I would be remiss not to mention featured palaeoartist April Neander, whose stylish black and white illustrations give the book that much more character. It’s exactly the sort of stylized, but still scientifically informed artwork that we love so much.
Whatever criticisms I may have come down to mere nitpicks (I have issues with the use of “cetartiodactyla” as a clade – artiodactyla already includes whales, come on. Also references to the duckface phenomenon might be outdated but who am I to judge someone for being out of touch). As an introductory work to early mammal evolution, it’s hard to imagine a better book. At the end of the day, I can give no better endorsement of Beasts Before Us than the mere fact that Elsa Panciroli got me to care about Mesozoic mammals in the first place. You can order it here. Elsa Panciroli’s personal site is here.
2 Comments
George Starr
February 7, 2022 at 11:23 amThis is the book I didn’t know I needed until now! I just ordered it from Powell’s Books here in the States.

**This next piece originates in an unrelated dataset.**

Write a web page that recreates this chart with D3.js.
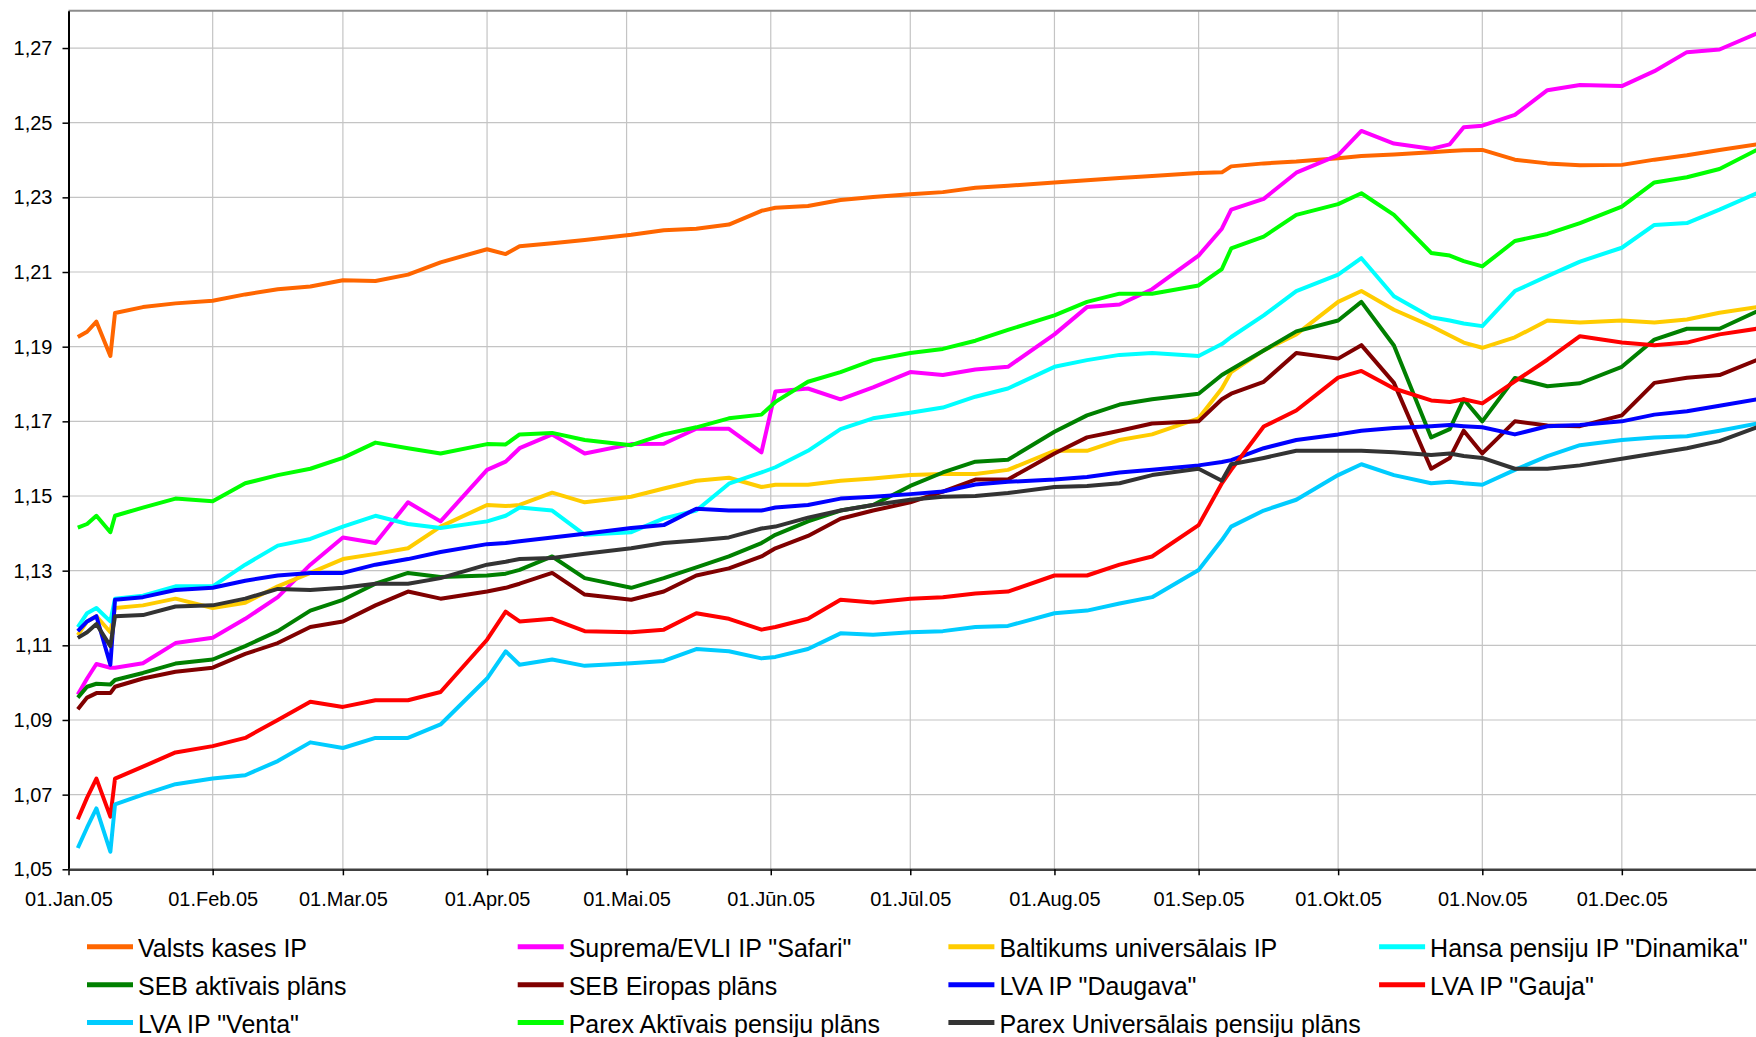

Thank you for the review. I have to say I’ve always been a bit more dismissive of pre-Cenozoic mammals than I should have been. I mean, their struggles, and their persistence as a clade for hundreds of millions of years is the whole reason I’m able to type out this comment (and enjoy Love in the Time of Chasmosaurs). 🙂
Andreas Johansson
February 8, 2022 at 1:04 amTangential, but I quite enjoyed Kielan-Jaworowska et al.’s “Mammals from the Age of Dinosaurs”. Would be a bit outdated now I guess.